Please, without the pictures, retype exactly the lines from the start of the material through the line that holds "from matplotlib.patches import Rectangle".

Entries with chart source code:
####################

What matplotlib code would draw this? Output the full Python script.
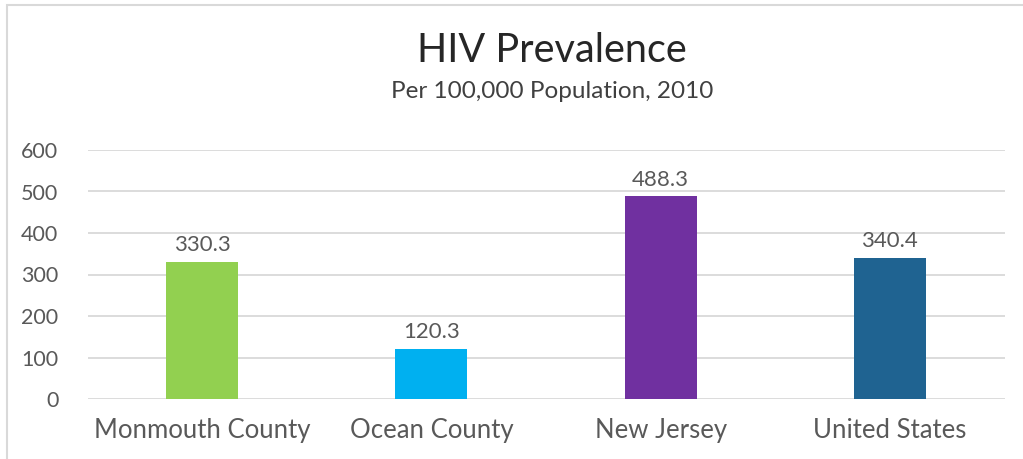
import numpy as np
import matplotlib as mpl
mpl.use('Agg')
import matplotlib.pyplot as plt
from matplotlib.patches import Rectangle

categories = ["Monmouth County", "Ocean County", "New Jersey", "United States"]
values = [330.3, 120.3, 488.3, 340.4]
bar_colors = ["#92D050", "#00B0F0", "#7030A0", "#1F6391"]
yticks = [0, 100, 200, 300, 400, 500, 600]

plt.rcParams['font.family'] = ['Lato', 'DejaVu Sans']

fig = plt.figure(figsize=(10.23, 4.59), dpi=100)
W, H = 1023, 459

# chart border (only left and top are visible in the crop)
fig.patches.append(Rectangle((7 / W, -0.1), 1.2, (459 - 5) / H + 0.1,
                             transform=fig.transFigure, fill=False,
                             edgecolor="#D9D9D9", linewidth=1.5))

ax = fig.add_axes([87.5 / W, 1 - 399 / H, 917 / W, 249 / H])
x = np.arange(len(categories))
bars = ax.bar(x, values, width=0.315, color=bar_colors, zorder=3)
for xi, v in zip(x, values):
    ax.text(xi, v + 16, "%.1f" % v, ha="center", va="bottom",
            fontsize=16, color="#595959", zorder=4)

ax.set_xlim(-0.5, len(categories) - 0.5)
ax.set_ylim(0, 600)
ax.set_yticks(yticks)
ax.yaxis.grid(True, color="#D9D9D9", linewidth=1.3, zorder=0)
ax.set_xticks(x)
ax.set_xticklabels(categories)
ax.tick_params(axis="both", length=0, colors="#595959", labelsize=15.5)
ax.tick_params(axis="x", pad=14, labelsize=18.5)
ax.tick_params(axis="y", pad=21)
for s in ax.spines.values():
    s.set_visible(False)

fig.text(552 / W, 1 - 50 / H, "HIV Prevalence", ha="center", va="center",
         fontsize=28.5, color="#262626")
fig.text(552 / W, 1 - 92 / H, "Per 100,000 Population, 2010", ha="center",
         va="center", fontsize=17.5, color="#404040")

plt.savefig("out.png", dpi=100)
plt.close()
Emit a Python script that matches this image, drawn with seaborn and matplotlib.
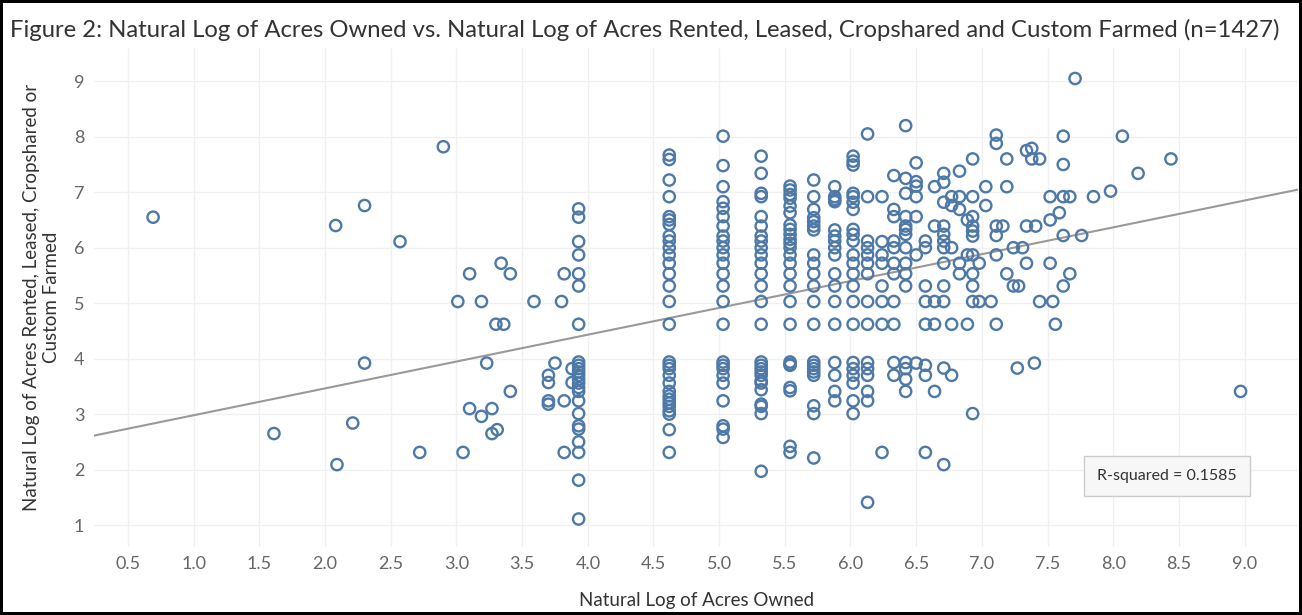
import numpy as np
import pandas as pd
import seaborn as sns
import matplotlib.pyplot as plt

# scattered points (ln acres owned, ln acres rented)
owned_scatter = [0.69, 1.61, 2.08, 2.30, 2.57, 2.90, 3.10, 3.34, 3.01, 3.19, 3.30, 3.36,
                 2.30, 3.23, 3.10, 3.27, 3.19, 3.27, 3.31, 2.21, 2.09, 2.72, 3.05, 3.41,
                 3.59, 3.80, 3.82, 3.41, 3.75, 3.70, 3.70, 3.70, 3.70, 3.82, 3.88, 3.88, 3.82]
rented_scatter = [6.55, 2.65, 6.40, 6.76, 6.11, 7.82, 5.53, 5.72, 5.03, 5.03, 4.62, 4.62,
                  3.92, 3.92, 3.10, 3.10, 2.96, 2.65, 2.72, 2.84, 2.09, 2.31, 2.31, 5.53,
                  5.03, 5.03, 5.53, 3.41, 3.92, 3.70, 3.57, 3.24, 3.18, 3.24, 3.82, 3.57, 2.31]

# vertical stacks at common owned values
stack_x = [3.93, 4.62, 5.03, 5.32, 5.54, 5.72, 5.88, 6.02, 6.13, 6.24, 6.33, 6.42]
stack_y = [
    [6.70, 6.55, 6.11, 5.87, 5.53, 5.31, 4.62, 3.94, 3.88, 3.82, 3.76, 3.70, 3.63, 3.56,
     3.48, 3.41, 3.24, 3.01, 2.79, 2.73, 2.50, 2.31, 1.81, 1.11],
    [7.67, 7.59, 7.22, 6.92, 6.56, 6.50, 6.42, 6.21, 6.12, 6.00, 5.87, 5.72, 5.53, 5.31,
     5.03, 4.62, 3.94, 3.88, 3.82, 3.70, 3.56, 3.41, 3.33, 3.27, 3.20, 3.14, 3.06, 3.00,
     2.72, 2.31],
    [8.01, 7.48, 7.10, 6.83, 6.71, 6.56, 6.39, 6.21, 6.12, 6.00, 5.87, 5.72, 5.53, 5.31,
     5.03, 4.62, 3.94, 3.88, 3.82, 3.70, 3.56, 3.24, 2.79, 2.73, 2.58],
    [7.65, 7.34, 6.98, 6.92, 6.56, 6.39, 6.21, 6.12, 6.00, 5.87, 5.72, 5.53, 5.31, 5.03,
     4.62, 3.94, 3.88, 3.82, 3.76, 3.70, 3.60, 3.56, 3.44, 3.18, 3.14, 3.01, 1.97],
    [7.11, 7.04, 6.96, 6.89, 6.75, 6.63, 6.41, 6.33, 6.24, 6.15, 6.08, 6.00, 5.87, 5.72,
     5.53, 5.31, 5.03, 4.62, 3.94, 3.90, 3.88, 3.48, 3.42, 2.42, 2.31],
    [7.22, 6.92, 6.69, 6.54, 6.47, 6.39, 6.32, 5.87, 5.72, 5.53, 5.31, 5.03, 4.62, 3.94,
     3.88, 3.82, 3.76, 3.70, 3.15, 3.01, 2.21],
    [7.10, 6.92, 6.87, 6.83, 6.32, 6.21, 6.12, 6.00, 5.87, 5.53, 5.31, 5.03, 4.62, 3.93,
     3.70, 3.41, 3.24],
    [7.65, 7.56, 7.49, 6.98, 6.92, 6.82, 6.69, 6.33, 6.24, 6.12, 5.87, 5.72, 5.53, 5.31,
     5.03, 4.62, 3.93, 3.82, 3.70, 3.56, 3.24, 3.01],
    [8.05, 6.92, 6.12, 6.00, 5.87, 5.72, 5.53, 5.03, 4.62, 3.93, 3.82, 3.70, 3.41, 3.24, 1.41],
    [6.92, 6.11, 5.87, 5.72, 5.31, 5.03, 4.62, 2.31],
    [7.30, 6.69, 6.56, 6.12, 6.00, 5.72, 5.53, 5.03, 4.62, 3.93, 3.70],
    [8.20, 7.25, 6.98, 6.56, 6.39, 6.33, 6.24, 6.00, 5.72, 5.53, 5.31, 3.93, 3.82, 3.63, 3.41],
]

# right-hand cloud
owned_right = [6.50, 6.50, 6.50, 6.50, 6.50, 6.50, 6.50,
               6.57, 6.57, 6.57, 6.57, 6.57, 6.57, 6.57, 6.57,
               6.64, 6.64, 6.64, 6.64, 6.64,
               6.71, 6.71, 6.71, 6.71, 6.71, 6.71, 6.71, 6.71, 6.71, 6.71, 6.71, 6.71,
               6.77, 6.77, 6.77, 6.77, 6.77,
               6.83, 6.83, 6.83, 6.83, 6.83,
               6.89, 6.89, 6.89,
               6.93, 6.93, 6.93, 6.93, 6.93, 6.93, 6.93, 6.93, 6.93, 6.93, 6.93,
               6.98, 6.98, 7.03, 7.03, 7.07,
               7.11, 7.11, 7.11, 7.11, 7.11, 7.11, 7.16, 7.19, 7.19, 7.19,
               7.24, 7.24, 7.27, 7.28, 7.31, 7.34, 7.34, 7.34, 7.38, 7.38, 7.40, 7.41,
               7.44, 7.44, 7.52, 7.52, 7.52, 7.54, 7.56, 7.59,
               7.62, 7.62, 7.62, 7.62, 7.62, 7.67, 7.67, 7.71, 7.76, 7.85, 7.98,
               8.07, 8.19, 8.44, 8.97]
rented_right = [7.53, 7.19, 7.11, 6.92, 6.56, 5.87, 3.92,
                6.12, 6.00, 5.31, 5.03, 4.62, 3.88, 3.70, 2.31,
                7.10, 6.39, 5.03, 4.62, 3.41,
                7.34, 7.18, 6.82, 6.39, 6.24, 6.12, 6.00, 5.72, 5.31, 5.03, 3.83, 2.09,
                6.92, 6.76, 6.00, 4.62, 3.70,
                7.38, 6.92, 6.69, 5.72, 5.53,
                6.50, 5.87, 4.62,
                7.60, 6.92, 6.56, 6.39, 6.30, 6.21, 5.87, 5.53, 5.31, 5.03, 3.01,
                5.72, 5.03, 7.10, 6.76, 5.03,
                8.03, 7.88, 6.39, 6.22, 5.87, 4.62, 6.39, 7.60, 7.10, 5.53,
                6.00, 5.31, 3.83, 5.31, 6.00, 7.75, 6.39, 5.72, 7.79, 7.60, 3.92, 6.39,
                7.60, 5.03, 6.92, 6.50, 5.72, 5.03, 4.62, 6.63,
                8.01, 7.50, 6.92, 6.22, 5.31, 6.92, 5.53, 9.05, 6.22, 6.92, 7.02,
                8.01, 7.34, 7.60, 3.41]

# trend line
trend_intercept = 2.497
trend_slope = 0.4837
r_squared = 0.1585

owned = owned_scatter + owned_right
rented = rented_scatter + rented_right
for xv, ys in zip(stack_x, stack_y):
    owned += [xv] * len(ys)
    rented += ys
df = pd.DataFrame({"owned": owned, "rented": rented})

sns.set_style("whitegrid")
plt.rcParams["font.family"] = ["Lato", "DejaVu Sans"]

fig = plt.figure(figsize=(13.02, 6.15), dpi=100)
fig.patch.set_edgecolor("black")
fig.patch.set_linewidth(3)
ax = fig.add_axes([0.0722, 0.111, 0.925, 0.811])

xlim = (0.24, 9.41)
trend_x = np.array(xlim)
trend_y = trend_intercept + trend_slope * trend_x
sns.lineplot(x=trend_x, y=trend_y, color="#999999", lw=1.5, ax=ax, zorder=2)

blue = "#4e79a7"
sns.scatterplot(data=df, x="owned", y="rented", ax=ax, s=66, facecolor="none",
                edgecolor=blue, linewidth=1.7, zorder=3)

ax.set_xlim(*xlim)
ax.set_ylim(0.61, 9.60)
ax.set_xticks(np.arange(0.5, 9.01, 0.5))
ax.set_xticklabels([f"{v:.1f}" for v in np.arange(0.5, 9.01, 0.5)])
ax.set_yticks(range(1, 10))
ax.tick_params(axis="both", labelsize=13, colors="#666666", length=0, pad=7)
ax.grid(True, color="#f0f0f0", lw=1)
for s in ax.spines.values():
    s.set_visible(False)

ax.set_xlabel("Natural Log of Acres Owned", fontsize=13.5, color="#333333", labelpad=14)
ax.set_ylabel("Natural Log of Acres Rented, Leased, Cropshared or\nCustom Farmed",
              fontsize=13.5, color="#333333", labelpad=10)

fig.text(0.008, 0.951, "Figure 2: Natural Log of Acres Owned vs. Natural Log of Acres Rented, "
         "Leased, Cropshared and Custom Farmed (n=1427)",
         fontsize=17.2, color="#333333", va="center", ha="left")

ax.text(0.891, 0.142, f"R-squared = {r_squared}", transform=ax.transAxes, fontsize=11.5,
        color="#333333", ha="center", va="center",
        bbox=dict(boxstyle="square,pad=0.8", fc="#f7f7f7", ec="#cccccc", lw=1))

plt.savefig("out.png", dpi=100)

####################

Result for this task —
What matplotlib code would draw this? Output the full Python script.
import numpy as np
import matplotlib as mpl
mpl.use('Agg')
import matplotlib.pyplot as plt
from matplotlib.patches import Rectangle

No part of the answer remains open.